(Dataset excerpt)
+ + + + + + +
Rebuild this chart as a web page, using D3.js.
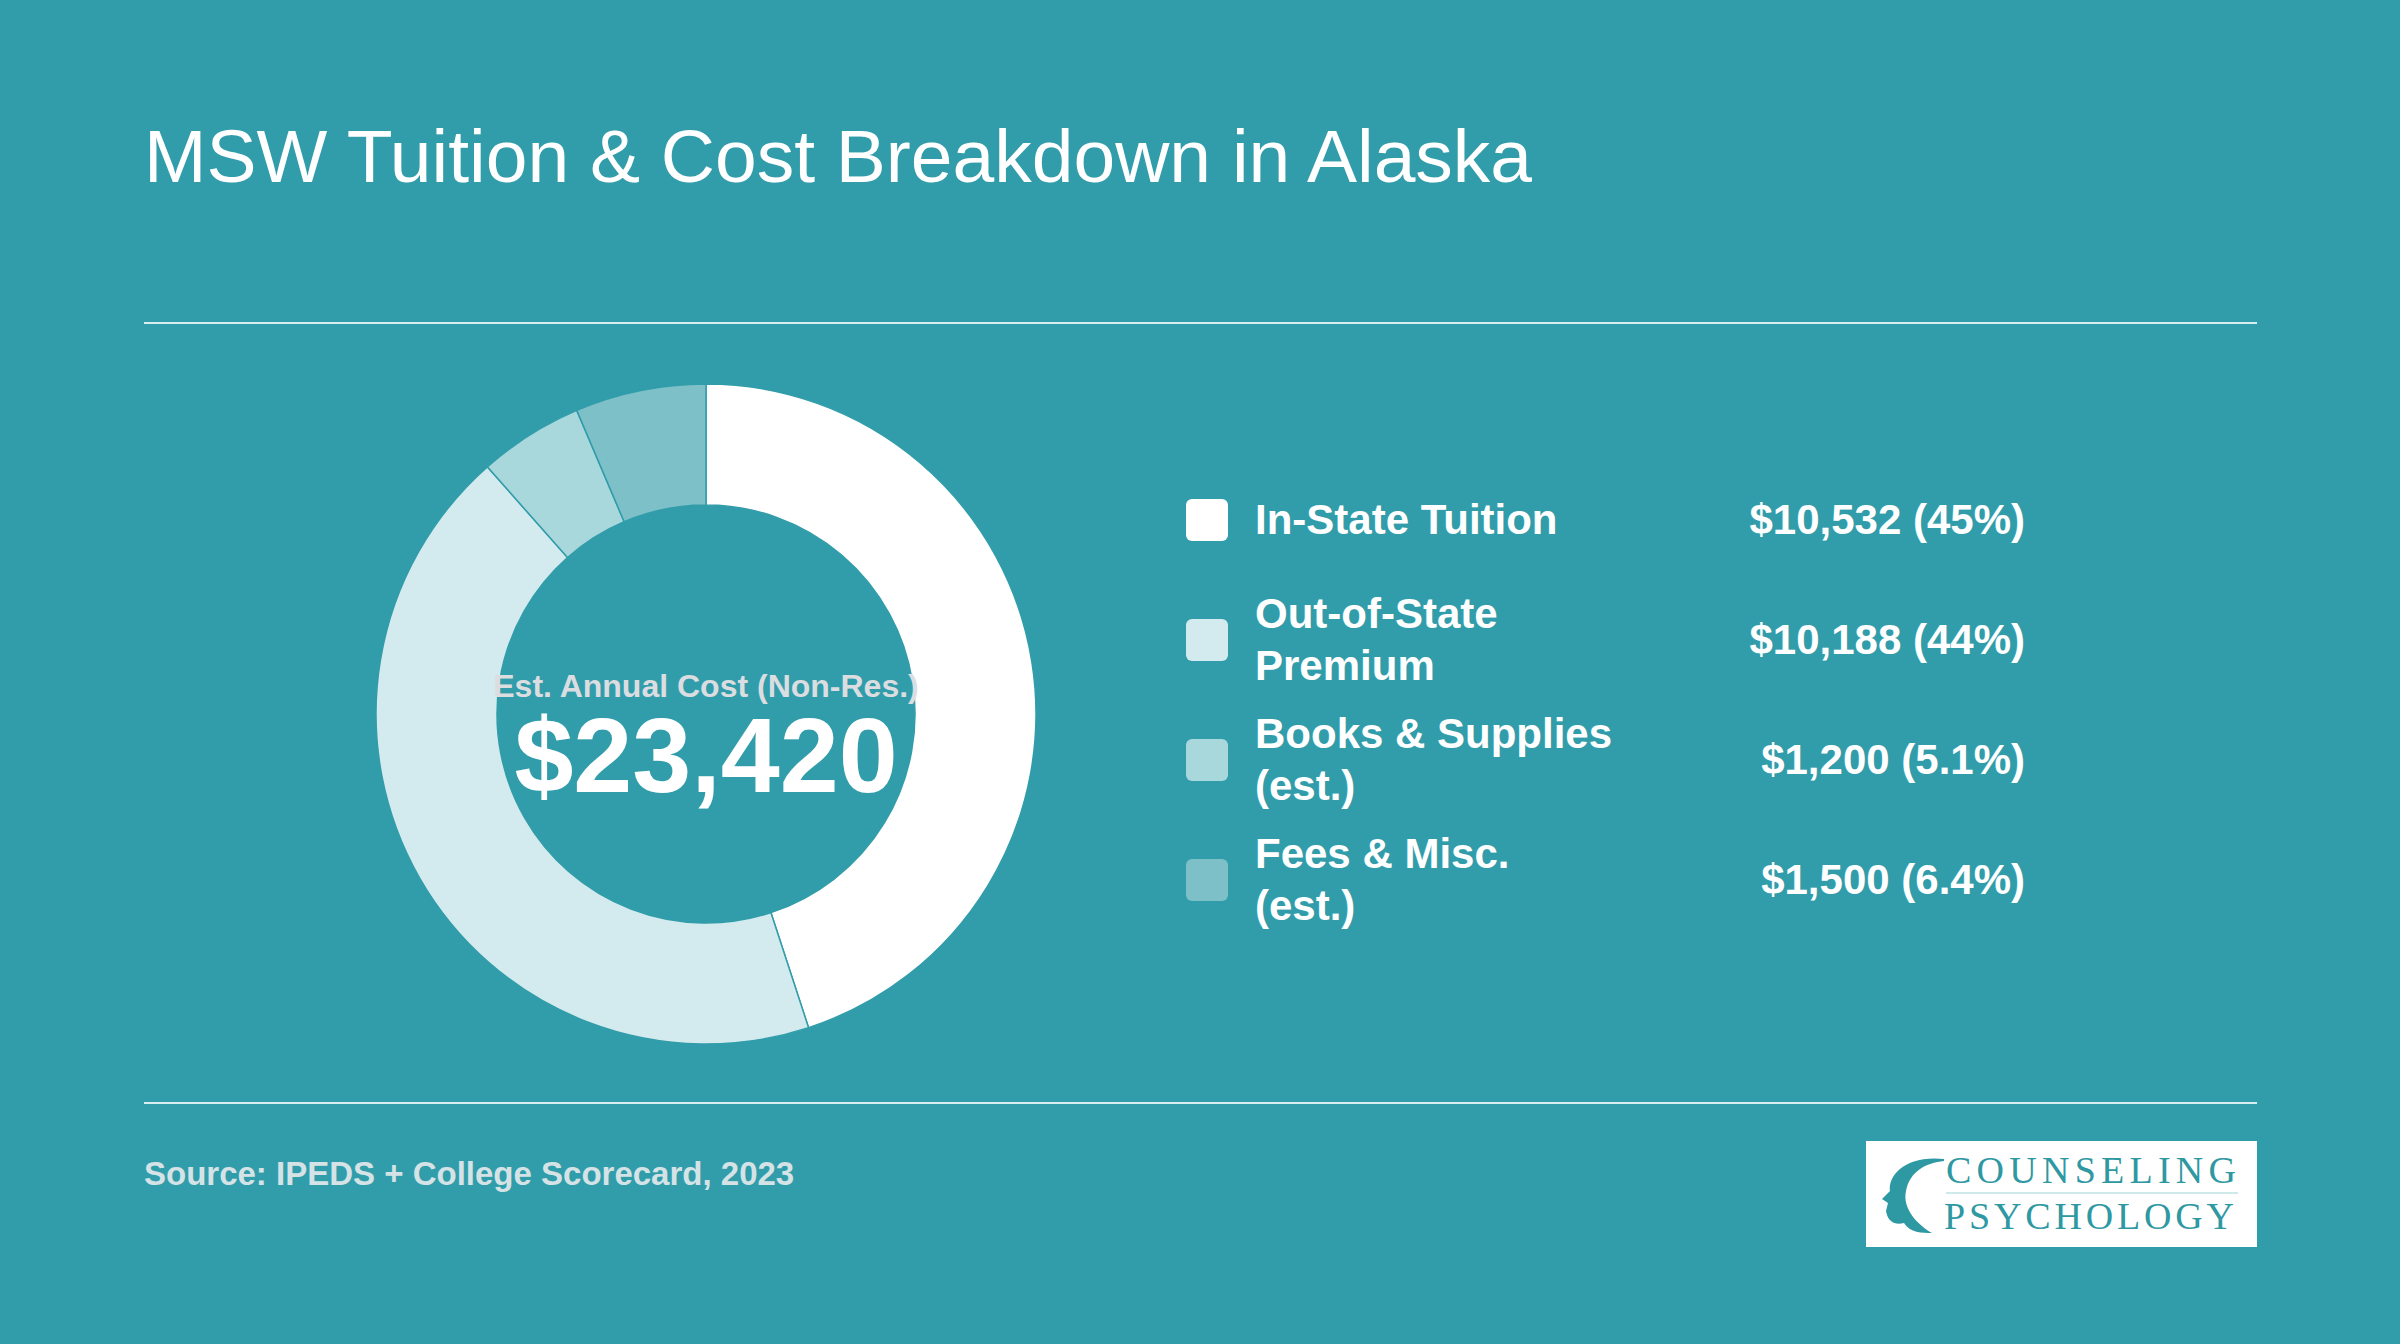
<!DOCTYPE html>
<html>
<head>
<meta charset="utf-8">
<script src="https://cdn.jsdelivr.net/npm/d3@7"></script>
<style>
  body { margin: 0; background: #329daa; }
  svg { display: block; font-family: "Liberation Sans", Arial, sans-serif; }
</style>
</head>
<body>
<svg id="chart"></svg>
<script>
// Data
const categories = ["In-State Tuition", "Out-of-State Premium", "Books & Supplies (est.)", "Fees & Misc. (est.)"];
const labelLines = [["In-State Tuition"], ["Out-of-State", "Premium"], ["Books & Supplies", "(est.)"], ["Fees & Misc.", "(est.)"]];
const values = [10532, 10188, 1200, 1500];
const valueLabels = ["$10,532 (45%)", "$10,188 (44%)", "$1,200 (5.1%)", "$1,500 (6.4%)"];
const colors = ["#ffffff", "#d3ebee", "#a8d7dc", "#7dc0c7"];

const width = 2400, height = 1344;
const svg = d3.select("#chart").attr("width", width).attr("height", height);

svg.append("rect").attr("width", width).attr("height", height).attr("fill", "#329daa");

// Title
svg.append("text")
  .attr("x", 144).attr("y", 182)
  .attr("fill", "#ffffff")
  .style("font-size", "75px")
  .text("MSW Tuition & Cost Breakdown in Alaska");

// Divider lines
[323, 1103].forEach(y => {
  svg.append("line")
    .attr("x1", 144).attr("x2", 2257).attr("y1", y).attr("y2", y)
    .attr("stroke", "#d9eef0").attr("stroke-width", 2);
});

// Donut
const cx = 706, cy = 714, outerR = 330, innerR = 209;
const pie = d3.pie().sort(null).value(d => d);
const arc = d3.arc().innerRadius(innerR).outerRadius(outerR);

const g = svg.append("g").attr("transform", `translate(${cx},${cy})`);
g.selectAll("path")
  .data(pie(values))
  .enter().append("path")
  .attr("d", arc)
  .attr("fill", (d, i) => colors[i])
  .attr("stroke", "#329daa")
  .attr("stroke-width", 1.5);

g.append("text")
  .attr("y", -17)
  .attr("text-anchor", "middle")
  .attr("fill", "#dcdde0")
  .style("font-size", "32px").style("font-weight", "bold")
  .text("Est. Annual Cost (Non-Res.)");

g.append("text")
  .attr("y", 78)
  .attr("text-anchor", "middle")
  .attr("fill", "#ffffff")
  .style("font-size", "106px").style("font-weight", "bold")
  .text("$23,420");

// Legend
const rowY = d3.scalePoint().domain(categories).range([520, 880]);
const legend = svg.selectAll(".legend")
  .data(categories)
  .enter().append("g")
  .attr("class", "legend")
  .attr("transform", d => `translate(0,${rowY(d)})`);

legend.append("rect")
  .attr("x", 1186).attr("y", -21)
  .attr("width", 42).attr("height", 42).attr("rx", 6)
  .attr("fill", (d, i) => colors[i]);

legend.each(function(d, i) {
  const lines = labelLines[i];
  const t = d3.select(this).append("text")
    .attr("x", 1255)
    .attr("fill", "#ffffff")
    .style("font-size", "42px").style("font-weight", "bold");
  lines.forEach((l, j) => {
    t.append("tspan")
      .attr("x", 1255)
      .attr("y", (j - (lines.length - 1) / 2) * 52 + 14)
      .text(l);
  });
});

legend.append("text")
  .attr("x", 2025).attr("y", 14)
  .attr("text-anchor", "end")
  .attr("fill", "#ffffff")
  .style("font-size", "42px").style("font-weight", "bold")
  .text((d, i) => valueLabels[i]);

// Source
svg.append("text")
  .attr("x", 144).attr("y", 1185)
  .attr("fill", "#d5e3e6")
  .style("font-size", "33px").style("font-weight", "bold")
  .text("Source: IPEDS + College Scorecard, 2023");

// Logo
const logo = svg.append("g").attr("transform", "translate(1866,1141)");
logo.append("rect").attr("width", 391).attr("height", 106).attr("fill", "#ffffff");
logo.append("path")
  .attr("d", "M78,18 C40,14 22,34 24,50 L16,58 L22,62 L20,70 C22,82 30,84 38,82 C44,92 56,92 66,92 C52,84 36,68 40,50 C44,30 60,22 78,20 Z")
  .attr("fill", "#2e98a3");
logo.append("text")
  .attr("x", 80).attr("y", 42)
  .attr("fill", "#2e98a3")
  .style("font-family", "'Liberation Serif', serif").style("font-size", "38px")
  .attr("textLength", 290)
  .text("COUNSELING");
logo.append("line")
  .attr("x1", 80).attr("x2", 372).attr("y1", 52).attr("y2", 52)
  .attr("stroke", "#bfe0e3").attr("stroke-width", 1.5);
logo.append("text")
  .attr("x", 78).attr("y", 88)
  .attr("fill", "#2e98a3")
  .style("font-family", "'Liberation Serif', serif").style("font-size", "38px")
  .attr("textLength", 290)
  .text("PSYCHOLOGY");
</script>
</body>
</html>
+ + + + + + +
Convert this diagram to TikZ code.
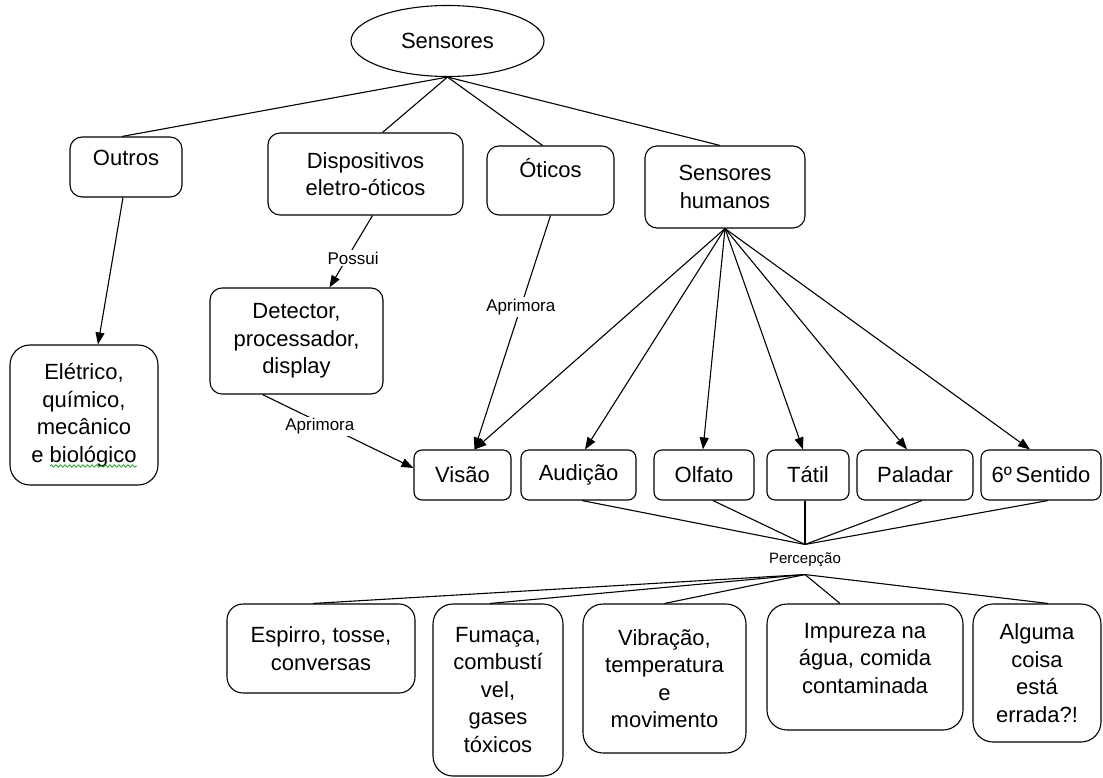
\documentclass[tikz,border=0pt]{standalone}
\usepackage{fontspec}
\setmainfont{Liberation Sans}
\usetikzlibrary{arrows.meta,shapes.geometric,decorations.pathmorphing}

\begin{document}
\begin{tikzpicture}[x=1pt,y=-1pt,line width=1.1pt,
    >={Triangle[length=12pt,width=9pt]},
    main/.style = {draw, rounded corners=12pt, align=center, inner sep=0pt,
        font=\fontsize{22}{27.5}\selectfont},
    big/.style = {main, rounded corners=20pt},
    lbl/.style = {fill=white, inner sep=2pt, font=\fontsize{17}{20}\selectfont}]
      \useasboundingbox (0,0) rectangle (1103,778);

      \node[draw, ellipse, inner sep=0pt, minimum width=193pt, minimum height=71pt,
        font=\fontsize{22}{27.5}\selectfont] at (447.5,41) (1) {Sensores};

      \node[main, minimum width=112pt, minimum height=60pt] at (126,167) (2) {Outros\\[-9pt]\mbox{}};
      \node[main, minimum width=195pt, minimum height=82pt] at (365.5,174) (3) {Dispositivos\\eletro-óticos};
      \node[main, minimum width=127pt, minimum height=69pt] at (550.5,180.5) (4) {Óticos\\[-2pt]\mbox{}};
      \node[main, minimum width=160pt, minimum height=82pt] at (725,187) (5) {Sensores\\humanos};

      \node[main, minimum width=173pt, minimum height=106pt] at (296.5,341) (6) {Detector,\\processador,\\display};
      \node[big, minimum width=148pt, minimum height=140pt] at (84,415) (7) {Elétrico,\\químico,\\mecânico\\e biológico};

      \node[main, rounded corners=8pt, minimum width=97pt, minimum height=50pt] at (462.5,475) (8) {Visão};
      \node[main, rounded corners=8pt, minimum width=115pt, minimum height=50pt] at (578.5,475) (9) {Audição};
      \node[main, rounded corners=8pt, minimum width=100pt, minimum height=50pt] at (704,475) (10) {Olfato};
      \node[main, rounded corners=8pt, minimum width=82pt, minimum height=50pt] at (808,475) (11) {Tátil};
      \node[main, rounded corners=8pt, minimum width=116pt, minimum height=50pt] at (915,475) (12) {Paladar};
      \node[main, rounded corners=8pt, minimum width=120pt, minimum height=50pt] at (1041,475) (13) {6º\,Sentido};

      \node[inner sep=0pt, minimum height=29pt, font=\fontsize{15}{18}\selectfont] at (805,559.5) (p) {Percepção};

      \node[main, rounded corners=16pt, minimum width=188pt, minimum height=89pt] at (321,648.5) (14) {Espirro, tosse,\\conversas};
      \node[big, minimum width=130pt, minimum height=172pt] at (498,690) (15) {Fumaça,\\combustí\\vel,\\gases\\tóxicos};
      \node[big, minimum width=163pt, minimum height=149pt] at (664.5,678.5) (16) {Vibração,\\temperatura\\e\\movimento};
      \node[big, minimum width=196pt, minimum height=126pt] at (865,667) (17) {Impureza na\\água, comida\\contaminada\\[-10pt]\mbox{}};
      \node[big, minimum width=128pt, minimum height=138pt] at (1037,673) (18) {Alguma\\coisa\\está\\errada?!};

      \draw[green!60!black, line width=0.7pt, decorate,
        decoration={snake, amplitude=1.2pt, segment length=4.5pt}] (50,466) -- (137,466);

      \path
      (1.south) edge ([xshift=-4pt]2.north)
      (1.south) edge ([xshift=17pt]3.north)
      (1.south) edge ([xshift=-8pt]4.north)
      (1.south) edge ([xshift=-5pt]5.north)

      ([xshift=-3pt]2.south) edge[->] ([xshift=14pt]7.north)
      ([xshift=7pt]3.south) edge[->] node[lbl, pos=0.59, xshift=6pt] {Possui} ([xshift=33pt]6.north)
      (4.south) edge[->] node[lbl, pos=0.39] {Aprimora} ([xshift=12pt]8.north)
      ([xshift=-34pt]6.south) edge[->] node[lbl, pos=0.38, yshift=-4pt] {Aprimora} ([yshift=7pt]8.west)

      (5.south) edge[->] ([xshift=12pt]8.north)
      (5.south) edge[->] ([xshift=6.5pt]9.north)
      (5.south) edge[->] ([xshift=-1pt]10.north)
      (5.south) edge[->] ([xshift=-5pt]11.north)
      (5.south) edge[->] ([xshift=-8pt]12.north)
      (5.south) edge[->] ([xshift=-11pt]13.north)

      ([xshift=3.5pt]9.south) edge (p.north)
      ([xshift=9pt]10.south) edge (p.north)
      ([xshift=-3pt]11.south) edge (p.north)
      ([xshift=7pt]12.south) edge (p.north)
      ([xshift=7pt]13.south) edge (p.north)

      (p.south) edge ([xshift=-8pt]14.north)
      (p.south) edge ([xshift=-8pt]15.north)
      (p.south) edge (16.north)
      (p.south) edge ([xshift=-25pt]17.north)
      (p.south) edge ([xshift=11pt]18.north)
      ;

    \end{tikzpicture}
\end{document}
+ + + + + + +
INSTRUCTION: Only the number is wanted: how many lines of these entries contain the string "chart"?

THE REPLY: 3